The past affects the present

During the season of Advent we have an eager expectation for the future.  We anticipate Christ’s return.  Yet, we see that his return will be one of judgment. Isaiah 64 anticipates the Lord coming in earth-shaking, water-boiling, heaven-rending judgment. “Oh, that you would rend the heavens and come down, that the mountains would tremble before you! 2 As when fire sets twigs ablaze and causes water to boil, come down to make your name known to your enemies and cause the nations to quake before you! 3 For when you did awesome things that we did not expect, you came down, and the mountains trembled before you. 4 Since ancient times no one has heard, no ear has perceived, no eye has seen any God besides you, who acts on behalf of those who wait for him. 5 You come to the help of those who gladly do right, who remember your ways. But when we continued to sin against them, you were angry.

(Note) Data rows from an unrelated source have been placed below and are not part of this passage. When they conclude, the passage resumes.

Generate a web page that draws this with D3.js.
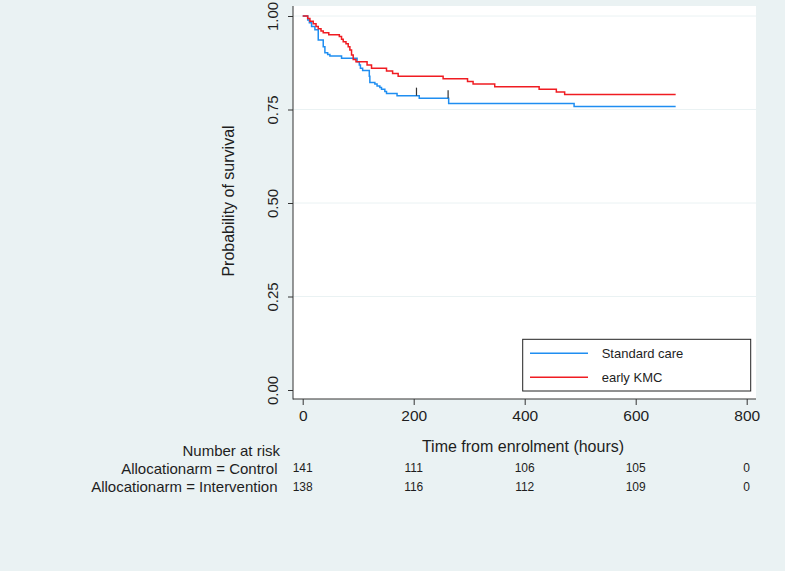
<!DOCTYPE html>
<html>
<head>
<meta charset="utf-8">
<script src="https://cdn.jsdelivr.net/npm/d3@7"></script>
<style>
  html, body { margin: 0; padding: 0; background: #eaf2f3; }
  svg { display: block; font-family: "Liberation Sans", Arial, Helvetica, sans-serif; }
</style>
</head>
<body>
<svg id="chart" width="785" height="571"></svg>
<script>
// ---- Data ----
const seriesNames = ["Standard care", "early KMC"];
const controlTimes = [0, 9, 12, 16, 22, 28, 37, 40, 45, 49, 70, 98, 102, 104, 108, 120, 121, 130, 134, 139, 142, 148, 151, 170, 210, 263, 489];
const controlSurv  = [1.0, 0.989, 0.982, 0.972, 0.963, 0.936, 0.918, 0.902, 0.897, 0.893, 0.887, 0.878, 0.869, 0.860, 0.854, 0.839, 0.822, 0.818, 0.813, 0.809, 0.804, 0.798, 0.793, 0.787, 0.780, 0.766, 0.758];
const controlCensorTimes = [205, 262];
const interventionTimes = [0, 9, 13, 19, 24, 28, 33, 37, 47, 66, 70, 73, 78, 82, 85, 88, 91, 96, 116, 124, 151, 162, 172, 253, 297, 307, 346, 426, 457, 472];
const interventionSurv  = [1.0, 0.993, 0.986, 0.979, 0.972, 0.966, 0.960, 0.955, 0.950, 0.945, 0.938, 0.931, 0.926, 0.918, 0.909, 0.896, 0.884, 0.878, 0.869, 0.860, 0.853, 0.846, 0.839, 0.832, 0.825, 0.818, 0.811, 0.804, 0.797, 0.790];
const interventionCensorTimes = [];
const followUpEnd = 672;

const xTicks = [0, 200, 400, 600, 800];
const yTicks = [0, 0.25, 0.5, 0.75, 1.0];
const riskHeader = "Number at risk";
const riskRowLabels = ["Allocationarm = Control", "Allocationarm = Intervention"];
const riskControl = [141, 111, 106, 105, 0];
const riskIntervention = [138, 116, 112, 109, 0];
const xTitle = "Time from enrolment (hours)";
const yTitle = "Probability of survival";

// ---- Layout ----
const svg = d3.select("#chart");
const W = 785, H = 571;
const plotL = 293, plotR = 756, plotT = 6, plotB = 399;
const x = d3.scaleLinear().domain([0, 800]).range([302.7, 746.7]);
const y = d3.scaleLinear().domain([0, 1]).range([390, 16]);
const colors = ["#1f8ef1", "#f01c22"];
const textColor = "#1e1e1e";

svg.append("rect").attr("width", W).attr("height", H).attr("fill", "#eaf2f3");
svg.append("rect").attr("x", plotL).attr("y", plotT)
  .attr("width", plotR - plotL).attr("height", plotB - plotT).attr("fill", "#ffffff");

// gridlines
svg.append("g").selectAll("line").data(yTicks.filter(d => d > 0)).join("line")
  .attr("x1", plotL).attr("x2", plotR)
  .attr("y1", d => y(d)).attr("y2", d => y(d))
  .attr("stroke", "#eaf2f3").attr("stroke-width", 1);

// curves
function buildSeries(times, surv) {
  const pts = times.map((t, i) => ({ t: t, s: surv[i] }));
  pts.push({ t: followUpEnd, s: surv[surv.length - 1] });
  return pts;
}
function survAt(times, surv, t) {
  let v = surv[0];
  for (let i = 0; i < times.length; i++) { if (times[i] <= t) v = surv[i]; }
  return v;
}
const line = d3.line().x(d => x(d.t)).y(d => y(d.s)).curve(d3.curveStepAfter);
const series = [
  { pts: buildSeries(controlTimes, controlSurv), times: controlTimes, surv: controlSurv, cens: controlCensorTimes },
  { pts: buildSeries(interventionTimes, interventionSurv), times: interventionTimes, surv: interventionSurv, cens: interventionCensorTimes }
];
series.forEach((s, i) => {
  svg.append("path").datum(s.pts).attr("d", line)
    .attr("fill", "none").attr("stroke", colors[i]).attr("stroke-width", 1.5)
    .attr("stroke-linejoin", "miter");
});
series.forEach((s) => {
  svg.append("g").selectAll("line").data(s.cens).join("line")
    .attr("x1", d => x(d)).attr("x2", d => x(d))
    .attr("y1", d => y(survAt(s.times, s.surv, d - 0.001)))
    .attr("y2", d => y(survAt(s.times, s.surv, d - 0.001)) - 8)
    .attr("stroke", "#333").attr("stroke-width", 1.2);
});

// axes
const yAxis = svg.append("g").attr("transform", `translate(${plotL},0)`)
  .call(d3.axisLeft(y).tickValues(yTicks).tickSize(5).tickFormat(d3.format(".2f")));
yAxis.select(".domain").remove();
yAxis.selectAll(".tick line").attr("stroke", "#333");
yAxis.selectAll(".tick text")
  .attr("transform", "rotate(-90)").attr("x", 0).attr("y", -15.5).attr("dy", 0)
  .attr("text-anchor", "middle").attr("font-size", 15).attr("fill", textColor)
  .attr("font-family", "Liberation Sans, Arial, sans-serif");

const xAxis = svg.append("g").attr("transform", `translate(0,${plotB})`)
  .call(d3.axisBottom(x).tickValues(xTicks).tickSize(6).tickFormat(d3.format("d")));
xAxis.select(".domain").remove();
xAxis.selectAll(".tick line").attr("stroke", "#333");
xAxis.selectAll(".tick text").attr("y", 21.5).attr("dy", 0)
  .attr("font-size", 15.5).attr("fill", textColor)
  .attr("font-family", "Liberation Sans, Arial, sans-serif");

svg.append("line").attr("x1", plotL).attr("x2", plotL).attr("y1", plotT).attr("y2", plotB + 0.5)
  .attr("stroke", "#333").attr("stroke-width", 1);
svg.append("line").attr("x1", plotL).attr("x2", plotR).attr("y1", plotB).attr("y2", plotB)
  .attr("stroke", "#333").attr("stroke-width", 1);

// axis titles
svg.append("text").attr("x", 523).attr("y", 452).attr("text-anchor", "middle")
  .attr("font-size", 16).attr("fill", textColor).text(xTitle);
svg.append("text").attr("transform", "translate(234,201) rotate(-90)")
  .attr("text-anchor", "middle").attr("font-size", 16).attr("fill", textColor).text(yTitle);

// legend
const lg = svg.append("g");
lg.append("rect").attr("x", 522.7).attr("y", 339.3).attr("width", 228).attr("height", 51.7)
  .attr("fill", "#fff").attr("stroke", "#222").attr("stroke-width", 1);
seriesNames.forEach((n, i) => {
  const yy = 353.3 + i * 24;
  lg.append("line").attr("x1", 530).attr("x2", 588).attr("y1", yy).attr("y2", yy)
    .attr("stroke", colors[i]).attr("stroke-width", 1.5);
  lg.append("text").attr("x", 601.7).attr("y", yy + 4.3).attr("font-size", 13)
    .attr("fill", textColor).text(n);
});

// risk table
svg.append("text").attr("x", 280).attr("y", 456).attr("text-anchor", "end")
  .attr("font-size", 15).attr("fill", textColor).text(riskHeader);
const riskRows = [riskControl, riskIntervention];
const rowLabelY = [474, 491.7];
const rowNumY = [472.3, 490.7];
riskRows.forEach((row, r) => {
  svg.append("text").attr("x", 277.5).attr("y", rowLabelY[r]).attr("text-anchor", "end")
    .attr("font-size", 15).attr("fill", textColor).text(riskRowLabels[r]);
  svg.append("g").selectAll("text").data(row).join("text")
    .attr("x", (d, i) => x(xTicks[i])).attr("y", rowNumY[r]).attr("text-anchor", "middle")
    .attr("font-size", 12).attr("fill", textColor).text(d => d);
});
</script>
</body>
</html>
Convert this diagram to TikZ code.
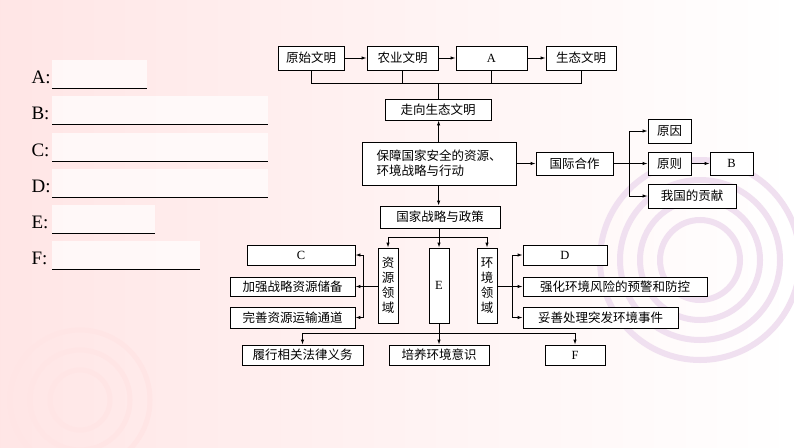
\documentclass[tikz,border=0pt]{standalone}
\usepackage{fontspec}
\setmainfont{Liberation Serif}
\newfontfamily\cjk{Noto Sans CJK SC}
\usetikzlibrary{arrows.meta}
\begin{document}
\begin{tikzpicture}[x=1pt,y=-1pt,
  bx/.style={draw,line width=0.9pt,fill=white,inner sep=0pt,font=\cjk\fontsize{12.5}{15}\selectfont},
  ln/.style={line width=0.9pt},
  ar/.style={line width=0.9pt,-{Latex[length=5pt,width=3.5pt]}},
  lab/.style={anchor=west,font=\fontsize{19}{20}\selectfont}]
\useasboundingbox (0,0) rectangle (794,447);
\shade[left color=pink!40,right color=white] (0,0) rectangle (794,447);
\foreach \r in {40,60,80,100}{\draw[violet!12,line width=6pt] (700,260) circle (\r);}
\foreach \r in {30,50,70}{\draw[pink!40,line width=5pt] (80,400) circle (\r);}
% left labels
\foreach \t/\y/\e in {A/77/147,B/113/268,C/150/268,D/186/268,E/222/155,F/258/200}{
  \fill[white,opacity=0.7] (52,\y-17) rectangle (\e,\y+11);
  \node[lab] (l\t) at (28,\y) {\t:};
  \draw[line width=0.8pt] (52,\y+11) -- (\e,\y+11);
}
% top row
\newcommand{\bxat}[6]{\node[bx,minimum width=#4-#2,minimum height=#5-#3] (#1) at ({(#2+#4)/2},{(#3+#5)/2}) {#6};}
\bxat{ys}{278}{46}{344}{70}{原始文明}
\bxat{ny}{367}{46}{438}{70}{农业文明}
\bxat{A}{456}{46}{527}{70}{\rmfamily A}
\bxat{st}{546}{46}{616}{70}{生态文明}
\draw[ar] (ys) -- (ny); \draw[ar] (ny) -- (A); \draw[ar] (A) -- (st);
\coordinate (j) at (438.6,83);
\draw[ln] (ys.south) |- (st.south |- j) -- (st.south);
\draw[ln] (ny.south) -- (ny.south |- j);
\draw[ln] (A.south) -- (A.south |- j);
\bxat{zx}{385}{99}{491}{120}{走向生态文明}
\draw[ln] (j) -- (zx.north -| j);
\node[bx,minimum width=154,minimum height=43,align=left] (bz) at (439,163.5) {保障国家安全的资源、\\环境战略与行动};
\draw[ar] (bz.north -| j) -- (zx.south -| j);
\bxat{gj}{536}{152}{613}{175}{国际合作}
\draw[ar] (bz.east |- gj) -- (gj);
\bxat{yy}{648}{119}{691}{143}{原因}
\bxat{yz}{648}{152}{691}{175}{原则}
\bxat{B}{710}{152}{753}{175}{\rmfamily B}
\bxat{gx}{648}{184}{736}{208}{我国的贡献}
\coordinate (k) at (629,163.5);
\draw[ln] (gj) -- (k);
\draw[ar] (k |- yy) |- (yy);
\draw[ar] (k) -- (yz);
\draw[ar] (k) |- (gx);
\draw[ln] (k |- yy) -- (k |- gx);
\draw[ar] (yz) -- (B);
\bxat{gz}{380}{206}{500}{228}{国家战略与政策}
\draw[ar] (bz.south -| j) -- (gz.north -| j);
% middle
\node[bx,minimum width=20,minimum height=75,align=center] (zy) at (388,285.5) {资\\源\\领\\域};
\node[bx,minimum width=20,minimum height=75] (E) at (439,285.5) {\rmfamily E};
\node[bx,minimum width=20,minimum height=75,align=center] (hj) at (487,285.5) {环\\境\\领\\域};
\coordinate (m) at (439,237);
\draw[ln] (gz.south -| m) -- (m);
\draw[ln] (zy.north |- m) -- (hj.north |- m);
\draw[ar] (zy.north |- m) -- (zy.north);
\draw[ar] (m) -- (E.north);
\draw[ar] (hj.north |- m) -- (hj.north);
\bxat{C}{247}{245}{355}{265}{\rmfamily C}
\bxat{jq}{230}{277}{355}{296}{加强战略资源储备}
\bxat{ws}{230}{307}{355}{328}{完善资源运输通道}
\coordinate (p) at (363,286);
\draw[ln] (zy.west |- p) -- (p);
\draw[ln] (p |- C) -- (p |- ws);
\draw[ar] (p |- C) -- (C);
\draw[ar] (p |- jq) -- (jq);
\draw[ar] (p |- ws) -- (ws);
\bxat{D}{523}{245}{607}{265}{\rmfamily D}
\bxat{qh}{523}{277}{707}{296}{强化环境风险的预警和防控}
\bxat{tc}{523}{307}{678}{328}{妥善处理突发环境事件}
\coordinate (q) at (512,286);
\draw[ln] (hj.east |- q) -- (q);
\draw[ln] (q |- D) -- (q |- tc);
\draw[ar] (q |- D) -- (D);
\draw[ar] (q |- qh) -- (qh);
\draw[ar] (q |- tc) -- (tc);
% bottom
\bxat{lx}{242}{345}{363}{365}{履行相关法律义务}
\bxat{py}{389}{345}{489}{365}{培养环境意识}
\bxat{F}{545}{345}{605}{365}{\rmfamily F}
\coordinate (b) at (439,333);
\draw[ln] (E.south) -- (b);
\draw[ln] (lx.north |- b) -- (F.north |- b);
\draw[ar] (lx.north |- b) -- (lx.north);
\draw[ar] (b) -- (py.north);
\draw[ar] (F.north |- b) -- (F.north);
\end{tikzpicture}
\end{document}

How then can we be saved? 6 All of us have become like one who is unclean, and all our righteous acts are like filthy rags; we all shrivel up like a leaf, and like the wind our sins sweep us away. 7 No one calls on your name or strives to lay hold of you; for you have hidden your face from us and made us waste away because of our sins. 8 Yet, O LORD, you are our Father. We are the clay, you are the potter; we are all the work of your hand” (Isaiah 64:1-8).

How can anyone look forward to this without trembling in terror?

“How then can we be saved?” Isaiah cries, as he sees the future judgment of the Lord.  Standing before him with the filthy rags of our sinfulness is going to be devastating.  Notice that it is God who has bound us to waste away because of our sins (v. 7).

As Isaiah describes our sinfulness we cannot help but see the trajectory of our lives ... one that would begin and end with God turning His face away from us.  Nothing we or any other person could do would change our situation. “How then, can we be saved?” becomes our cry, too … not a cry of utter despair, but one of repentance.  We despair in finding salvation in ourselves and look now only to God who is coming to judge us.
If you ever watched the movie “Back to the Future,” you realize how much the past affects the present. Things that happened in the past always have an impact on the future, either in a positive or negative way.  The unwritten rule in the “Back to the Future” movies was that meddling in time was a big “no-no” because it could cause a chain reaction of undetermined events that might change a whole person’s situation in life or even cost someone their life.  This rule, of course, was always broken.

But our God, who is not bound by time and who loves us, would not stand by and do nothing about our situation.  He had the power and strength to act.  So He intervened in history at just the right time and in just the right place.  He didn’t come to give us a pep talk or help us see our full potential.  He entered into history personally to change our situation forever.  Life would be lost.  His life would be given for your salvation.  Your future would be changed forever.  Trusting in Him, we now have hope for that earth-shaking return of our God and Savior.  Any change in us, we now see, is His doing.  Our lives and our eternity are the work of His power and strength, even in the death of His Son and the miracle of faith that believes it.


Because of His past coming in grace, this Advent we can once again go back to the future of his coming judgment with hope.  Now, instead of heading toward an angry judge we anticipate God as our Father and Redeemer.